4. Finally -- whimsically, fetishistically -- the TLS not only honors truth but insists on accuracy in small things. Here the signature paragraph has always been the final, anticlimactic one, in which reviewer Jowett Trevelyan Macaulay huffs, “One should note that mutatis mutandis (sic) on p. 327 lacks italics, and that the much-mentioned Mr. Socrates downed his terminal libation in Athens, and not, as stated in footnote 37a, in suburban Corinth.”
In Critical Times, an indefatigable tale of both opinions and the chronically opinionated, May traces these phenomena through all 100 years, rescuing scores of immortal sentences from the magazine’s past, such as its 1917 view of G.K. Chesterton’s A Short History of England: that Chesterton “stands on his head to proclaim that the world is upside down, and fails to realise that that is what he is doing.”

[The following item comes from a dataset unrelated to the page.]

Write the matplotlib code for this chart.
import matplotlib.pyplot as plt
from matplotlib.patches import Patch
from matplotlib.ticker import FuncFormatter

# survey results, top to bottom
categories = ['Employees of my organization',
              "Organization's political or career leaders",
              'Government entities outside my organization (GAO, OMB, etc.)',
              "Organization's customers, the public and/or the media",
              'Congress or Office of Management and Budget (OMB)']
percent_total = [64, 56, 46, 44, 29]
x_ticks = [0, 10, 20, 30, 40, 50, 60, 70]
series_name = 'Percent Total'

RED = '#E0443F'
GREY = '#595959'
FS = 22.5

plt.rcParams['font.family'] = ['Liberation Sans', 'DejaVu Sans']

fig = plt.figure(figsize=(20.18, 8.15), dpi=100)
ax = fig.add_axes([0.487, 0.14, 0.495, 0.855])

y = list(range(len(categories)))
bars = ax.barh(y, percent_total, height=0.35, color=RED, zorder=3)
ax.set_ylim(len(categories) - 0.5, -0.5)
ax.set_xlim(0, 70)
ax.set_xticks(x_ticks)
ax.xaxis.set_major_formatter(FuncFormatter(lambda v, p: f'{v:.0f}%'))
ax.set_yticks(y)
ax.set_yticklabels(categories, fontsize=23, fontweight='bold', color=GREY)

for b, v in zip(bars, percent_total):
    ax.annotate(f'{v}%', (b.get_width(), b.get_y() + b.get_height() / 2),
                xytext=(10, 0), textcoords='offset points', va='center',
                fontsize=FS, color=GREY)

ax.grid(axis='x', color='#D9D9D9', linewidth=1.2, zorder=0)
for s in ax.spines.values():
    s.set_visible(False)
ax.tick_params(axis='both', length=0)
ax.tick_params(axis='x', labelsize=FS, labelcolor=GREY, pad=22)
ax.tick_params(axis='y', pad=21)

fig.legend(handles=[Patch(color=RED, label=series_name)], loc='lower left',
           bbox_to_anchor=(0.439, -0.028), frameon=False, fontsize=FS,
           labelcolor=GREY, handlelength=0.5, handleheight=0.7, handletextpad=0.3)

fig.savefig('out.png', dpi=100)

May records the rise of T.S. Eliot and Virginia Woolf as prolific behind-the-curtain reviewers, documents the TLS’s Houdini-like escapes from shuttering, notes later editor Stanley Morison’s boast that he had made the paper “hard to read again,” and captures all the strands of excellence that lead even a frequent critic like literary theorist Terry Eagleton to declare it “one of the towering intellectual achievements of 20th-century Britain.” For all this, TLS -- centenarian, yet no mere cento -- we love you (even if you did miss Ulysses, The Rainbow, and a few other 20th-century books that matter).
One must note, nonetheless, that in the February 22 issue, columnist J.C. repeatedly refers to departing Slate editor Michael Kinsley as “Kinsey,” and states that “a replacement has been found for Kinsey.” Not so -- the bake-off between aspirants continues. And that Lindsey Hughes’s review, in the December 28 issue, of H. Bruce Lincoln’s Sunlight at Midnight, a history of St. Petersburg, fails to mention that the British Perseus edition is bound upside down -- rather like someone standing on his head.
Carlin Romano, critic at large for The Chronicle and literary critic of The Philadelphia Inquirer, teaches philosophy at Temple University.